Stock Options: The Company approved the use of performance-based exercise thresholds on annual option grants to the Named Executive Officers and other senior executives. To satisfy the exercise threshold, Bristol-Myers Squibb stock will need to close at a price of at least 15% above the option grant price for seven (7) consecutive trading days. Although the options will vest according to the normal vesting schedule (currently 25% a year for four years), the executive may not exercise the options unless and until the exercise threshold is satisfied.

Restricted Stock: Restricted stock vests one third per year in years three, four and five.

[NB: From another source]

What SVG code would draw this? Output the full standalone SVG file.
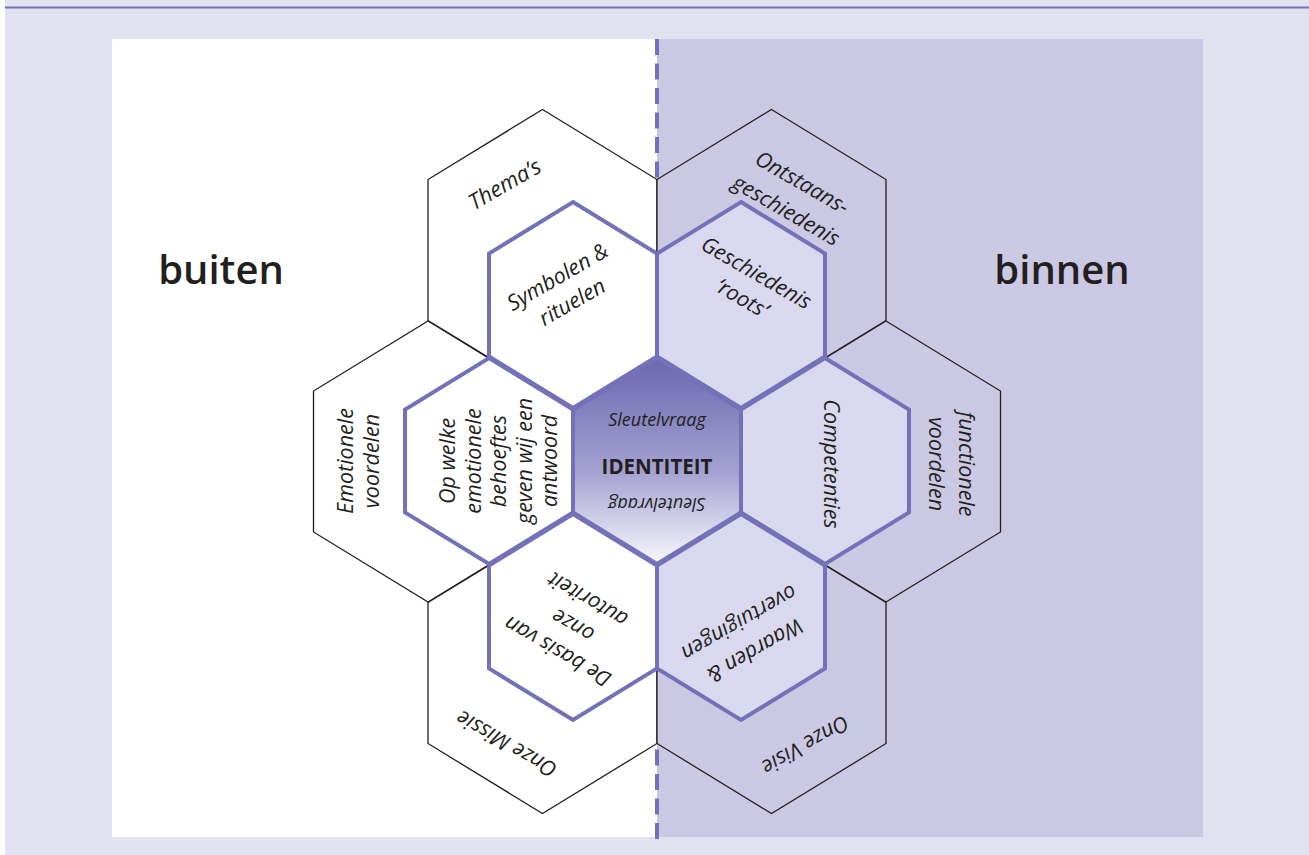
<svg xmlns="http://www.w3.org/2000/svg" width="1309" height="855" viewBox="0 0 1309 855">
<defs>
<linearGradient id="gc" x1="0" y1="0" x2="0" y2="1">
<stop offset="0" stop-color="#6b67b0"/>
<stop offset="0.55" stop-color="#a4a1d1"/>
<stop offset="1" stop-color="#f8f8fc"/>
</linearGradient>
<style>
.outer{stroke:#231f20;stroke-width:1.3;stroke-linejoin:miter}
.ol{fill:#ffffff}
.or{fill:#cbc8e4}
.inner{stroke:#7471b8;stroke-width:4;stroke-linejoin:miter}
.il{fill:#ffffff}
.ir{fill:#dad8ee}
.lbl{font-family:"Open Sans","Noto Sans","Liberation Sans",sans-serif;font-style:italic;font-size:21.5px;fill:#231f20;text-anchor:middle;dominant-baseline:central}
.key{font-family:"Open Sans","Noto Sans","Liberation Sans",sans-serif;font-style:italic;font-size:18px;fill:#231f20;text-anchor:middle;dominant-baseline:central}
.id{font-family:"Open Sans","Noto Sans","Liberation Sans",sans-serif;font-style:normal;font-weight:bold;font-size:20.5px;fill:#231f20;text-anchor:middle;dominant-baseline:central}
.big{font-family:"Open Sans","Noto Sans","Liberation Sans",sans-serif;font-weight:600;font-size:40px;fill:#231f20;text-anchor:middle;dominant-baseline:central}
</style>
</defs>
<rect x="0" y="0" width="1309" height="855" fill="#ffffff"/>
<rect x="5" y="0" width="1304" height="855" fill="#e2e1f0"/>
<line x1="5" y1="7.5" x2="1309" y2="7.5" stroke="#7471b8" stroke-width="2"/>
<rect x="112" y="39" width="545" height="798" fill="#ffffff"/>
<rect x="657" y="39" width="546" height="798" fill="#cbc8e4"/>
<line x1="657" y1="39" x2="657" y2="843" stroke="#7471b8" stroke-width="4" stroke-dasharray="16 8.5"/>

<g id="label-buiten"><text class="big" x="221" y="268">buiten</text></g>
<g id="label-binnen"><text class="big" x="1062" y="268">binnen</text></g>

<g id="connectors"></g>

<g id="node-themas">
<polygon class="outer ol" points="542.5,109.5 657,179.5 657,320.5 542.5,390.5 428,320.5 428,179.5"/>
<text class="lbl" style="font-size:22px" transform="translate(504,183) rotate(-30)">Thema’s</text>
</g>
<g id="node-ontstaansgeschiedenis">
<polygon class="outer or" points="771.5,109.5 886,179.5 886,320.5 771.5,390.5 657,320.5 657,179.5"/>
<text class="lbl" transform="translate(795,195) rotate(30)"><tspan x="0" y="-16">Ontstaans-</tspan><tspan x="0" y="16">geschiedenis</tspan></text>
</g>
<g id="node-emotionele-voordelen">
<polygon class="outer ol" points="428,321 542.5,391 542.5,532 428,602 313.5,532 313.5,391"/>
<text class="lbl" transform="translate(357,461) rotate(-90)"><tspan x="0" y="-13">Emotionele</tspan><tspan x="0" y="13">voordelen</tspan></text>
</g>
<g id="node-functionele-voordelen">
<polygon class="outer or" points="886,321 1000.5,391 1000.5,532 886,602 771.5,532 771.5,391"/>
<text class="lbl" transform="translate(953,464) rotate(90)"><tspan x="0" y="-15">functionele</tspan><tspan x="0" y="15">voordelen</tspan></text>
</g>
<g id="node-onze-missie">
<polygon class="outer ol" points="542.5,532.5 657,602.5 657,743.5 542.5,813.5 428,743.5 428,602.5"/>
<text class="lbl" transform="translate(506,745) rotate(210)">Onze Missie</text>
</g>
<g id="node-onze-visie">
<polygon class="outer or" points="771.5,532.5 886,602.5 886,743.5 771.5,813.5 657,743.5 657,602.5"/>
<text class="lbl" transform="translate(806,746) rotate(150)">Onze Visie</text>
</g>

<g id="node-symbolen">
<polygon class="inner il" points="573,202 657,253.5 657,356.5 573,408 489,356.5 489,253.5"/>
<text class="lbl" transform="translate(564,288) rotate(-30)"><tspan x="0" y="-14.5">Symbolen &amp;</tspan><tspan x="0" y="14.5">rituelen</tspan></text>
</g>
<g id="node-geschiedenis">
<polygon class="inner ir" points="741,202 825,253.5 825,356.5 741,408 657,356.5 657,253.5"/>
<text class="lbl" transform="translate(750,284) rotate(30)"><tspan x="0" y="-14.5">Geschiedenis</tspan><tspan x="0" y="14.5">‘roots’</tspan></text>
</g>
<g id="node-op-welke">
<polygon class="inner il" points="489,358 573,409.5 573,512.5 489,564 405,512.5 405,409.5"/>
<text class="lbl" transform="translate(497,461) rotate(-90)"><tspan x="0" y="-51">Op welke</tspan><tspan x="0" y="-25.5">emotionele</tspan><tspan x="0" y="0">behoeftes</tspan><tspan x="0" y="25.5">geven wij een</tspan><tspan x="0" y="51">antwoord</tspan></text>
</g>
<g id="node-competenties">
<polygon class="inner ir" points="825,358 909,409.5 909,512.5 825,564 741,512.5 741,409.5"/>
<text class="lbl" transform="translate(832,464) rotate(90)">Competenties</text>
</g>
<g id="node-de-basis">
<polygon class="inner il" points="573,514 657,565.5 657,668.5 573,720 489,668.5 489,565.5"/>
<text class="lbl" transform="translate(572,627) rotate(210)"><tspan x="0" y="-30">De basis van</tspan><tspan x="0" y="0">onze</tspan><tspan x="0" y="30">autoriteit</tspan></text>
</g>
<g id="node-waarden">
<polygon class="inner ir" points="741,514 825,565.5 825,668.5 741,720 657,668.5 657,565.5"/>
<text class="lbl" transform="translate(748,638) rotate(150)"><tspan x="0" y="-16">Waarden &amp;</tspan><tspan x="0" y="16">overtuigingen</tspan></text>
</g>
<g id="node-identiteit">
<polygon class="inner" fill="url(#gc)" points="657,358 741,409.5 741,512.5 657,564 573,512.5 573,409.5"/>
<text class="key" x="657" y="419">Sleutelvraag</text>
<text class="id" x="657" y="466">IDENTITEIT</text>
<text class="key" transform="translate(657,505) rotate(180)">Sleutelvraag</text>
</g>
</svg>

2003—2005 Long-Term Performance Award Payout: 2005 was the final year in a three-year performance cycle under the Long-Term Performance Award that began in 2003. The performance goals for the 2003-2005 performance cycle were weighted 50% on cumulative earnings per share and 50% on cumulative sales with a modifier based on relative total stockholder return compared to our company’s proxy peer group. The payout for the 2003-2005 awards was made at 75.1% of target.

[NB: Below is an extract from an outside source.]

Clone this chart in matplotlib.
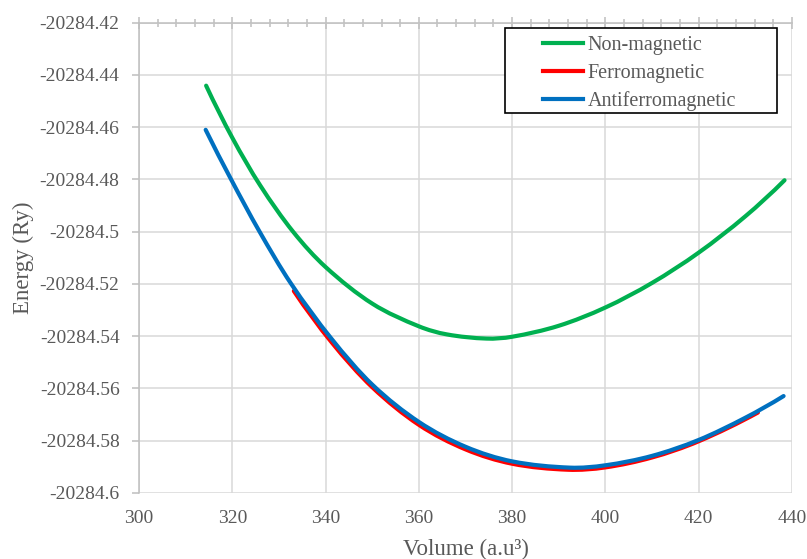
import numpy as np
import matplotlib.pyplot as plt
from matplotlib.ticker import MultipleLocator, FuncFormatter
from matplotlib.path import Path
from matplotlib.patches import PathPatch, Rectangle
from matplotlib.lines import Line2D

plt.rcParams['font.family'] = ['Liberation Serif', 'DejaVu Serif']

# Non-magnetic
vol_nm = np.array([314.4, 320, 326, 333, 340, 350, 360, 366, 374.5, 380, 390, 400, 410, 420, 430, 438.4])
e_nm = -20284.42 - np.array([.0241, .0440, .0623, .0799, .0935, .1075, .1162, .1193, .1209,
                             .1202, .1160, .1090, .0996, .0880, .0741, .0603])

# Ferromagnetic
vol_fm = np.array([333.2, 341.2, 350, 360, 370, 380, 392, 400, 410, 420, 432.7])
e_fm = -20284.42 - np.array([.1027, .1221, .1395, .1539, .1633, .1688, .1711, .1702, .1664, .1602, .1492])

# Antiferromagnetic
vol_afm = np.array([314.3, 319.7, 325.8, 332.5, 341.2, 350, 360, 370, 380, 392.4, 400, 410, 420, 430, 438.2])
e_afm = -20284.42 - np.array([.0410, .0598, .0798, .0996, .1208, .1385, .1528, .1623, .1679,
                              .1703, .1694, .1658, .1597, .1512, .1429])

names = ['Non-magnetic', 'Ferromagnetic', 'Antiferromagnetic']
colors = ['#00B050', '#FF0000', '#0070C0']


def smooth_path(x, y):
    # smoothed line like Excel: cubic bezier segments through the points
    n = len(x)
    m = np.empty(n)
    m[1:-1] = (y[2:] - y[:-2]) / (x[2:] - x[:-2])
    m[0] = 2 * (y[1] - y[0]) / (x[1] - x[0]) - m[1]
    m[-1] = 2 * (y[-1] - y[-2]) / (x[-1] - x[-2]) - m[-2]
    verts = [(x[0], y[0])]
    codes = [Path.MOVETO]
    for i in range(n - 1):
        h = (x[i + 1] - x[i]) / 3
        verts += [(x[i] + h, y[i] + h * m[i]), (x[i + 1] - h, y[i + 1] - h * m[i + 1]),
                  (x[i + 1], y[i + 1])]
        codes += [Path.CURVE4] * 3
    return Path(verts, codes)


txt = '#595959'
fig = plt.figure(figsize=(8.07, 5.59), dpi=100)
ax = fig.add_axes([0.1722, 0.1181, 0.8092, 0.8413])

for (vx, vy), c in zip([(vol_nm, e_nm), (vol_fm, e_fm), (vol_afm, e_afm)], colors):
    ax.add_patch(PathPatch(smooth_path(vx, vy), facecolor='none', edgecolor=c, lw=3,
                           capstyle='round', zorder=3))

ax.set_xlim(300, 440)
ax.set_ylim(-20284.6, -20284.42)
ax.xaxis.set_major_locator(MultipleLocator(20))
ax.xaxis.set_minor_locator(MultipleLocator(4))
ax.yaxis.set_major_locator(MultipleLocator(0.02))
ax.yaxis.set_major_formatter(FuncFormatter(lambda v, p: '{:.10g}'.format(round(v, 2))))

ax.grid(True, which='major', color='#D9D9D9', lw=1.1)
ax.set_axisbelow(True)
for s in ['bottom', 'right']:
    ax.spines[s].set_visible(False)
for s in ['top', 'left']:
    ax.spines[s].set_color('#BFBFBF')
    ax.spines[s].set_linewidth(1.1)

ax.tick_params(axis='x', which='both', bottom=False, top=True, labelbottom=True, labeltop=False,
               direction='inout', color='#BFBFBF', labelsize=14, labelcolor=txt, pad=8)
ax.tick_params(axis='x', which='major', length=9, width=1.1)
ax.tick_params(axis='x', which='minor', length=6, width=1.1)
ax.tick_params(axis='y', direction='out', length=5, width=1.1, color='#BFBFBF',
               labelsize=14, labelcolor=txt, pad=9)

ax.set_xlabel('Volume (a.u³)', fontsize=16.5, color=txt, labelpad=8)
ax.set_ylabel('Energy (Ry)', fontsize=16.5, color=txt, labelpad=4)

# legend box
fig.patches.append(Rectangle((505 / 807, 1 - 113 / 559), 272 / 807, 85 / 559,
                             transform=fig.transFigure, facecolor='white', edgecolor='black',
                             lw=1.2, zorder=5))
handles = [Line2D([], [], color=c, lw=3) for c in colors]
leg = fig.legend(handles, names, loc='upper left', bbox_to_anchor=(543 / 807, 1 - 36 / 559),
                 fontsize=14.5, frameon=False, handlelength=2.0, handletextpad=0.2,
                 labelspacing=0.42, borderpad=0, borderaxespad=0)
leg.set_zorder(6)
for t in leg.get_texts():
    t.set_color(txt)

fig.savefig('out.png', dpi=100)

(d) Grant of Target Performance Share Units

On March 7, 2006, the Compensation and Management Development Committee also granted performance share units targets to the Named Executive Officers under the Company’s stockholder-approved 2002 Stock Incentive Plan in the table set forth below. Grants of performance share units provide for the payout of Bristol-Myers Squibb Common Stock or the equivalent cash value, generally in three years, if the recipient has met certain continued service requirements. The performance share unit payout is also contingent on the Company’s performance against a pre-determined set of objectives described below.

 

Name

   Threshold
Performance
Share Units
  

Target

Performance

Share Units

   Maximum
Performance
Share Units

Peter R. Dolan

   57,375    150,000    379,500

Lamberto Andreotti

   9,180    24,000    60,720

Andrew R. J. Bonfield

   7,650    20,000    50,600

Donald J. Hayden, Jr.1

   0    0    0

John L. McGoldrick2

   0    0    0

Elliott Sigal, M.D., PhD

   7,650    20,000    50,600

The maximum number of shares payable to any Named Executive Officer equals 253% of target and the minimum number of shares is zero. The final award amount is determined based on the following measures which were approved by the Committee on March 7, 2006: a) a pre-determined cumulative earnings per share goal for the three-year period 2006-2008 (weighted at 50%); and b) a pre-determined cumulative sales goal for the three-year period 2006-2008 (weighted at 50%). The total award is modified by +/- 15% based on the company’s total shareholder return versus the proxy peer group. If the threshold targets are not achieved, there will be no payout under this award as was the case with the 2001-2003 Long-Term Performance Award and the 2002-2004 Long-Term Performance Award.

 


1 Mr. Hayden’s employment with the Company terminated on March 2, 2006.
2 Mr. McGoldrick will retire from the Company on April 1, 2006.

Item 5.03. Amendments to Articles of Incorporation or Bylaws; Change in Fiscal Year.

On March 7, 2006, the Company amended its Bylaws to include a new Section 24 that (i) requires all stockholder rights plans or amendments to stockholder rights plans to be approved by two-thirds of the Board of Directors and (ii) provides that such stockholder rights plans or amendments thereto will expire one year from the date of its adoption unless the Company’s stockholders approve such stockholders rights plan or amendment thereto.

Item 9.01. Financial Statements and Exhibits

(d) Exhibits

 

Exhibit No.  

Description

Exhibit 3b.   Bylaws of the Registrant, as amended as of March 7, 2006 (incorporated herein by reference to Exhibit 3b of the Registrant’s Form 10-K for the fiscal year ending December 31, 2005).


SIGNATURES

Pursuant to the requirements of the Securities Exchange Act of 1934, the Registrant has duly caused this report to be signed on its behalf by the undersigned hereunto duly authorized.

 

  BRISTOL-MYERS SQUIBB COMPANY
Dated: March 13, 2006   By:  

/s/ Sandra Leung

  Name:   Sandra Leung
  Title:   Secretary


EXHIBIT INDEX

 

Exhibit No.  

Description

3b.   Bylaws of the Registrant, as amended as of March 7, 2006 (incorporated herein by reference to Exhibit 3b of the Registrant’s Form 10-K for the fiscal year ending December 31, 2005).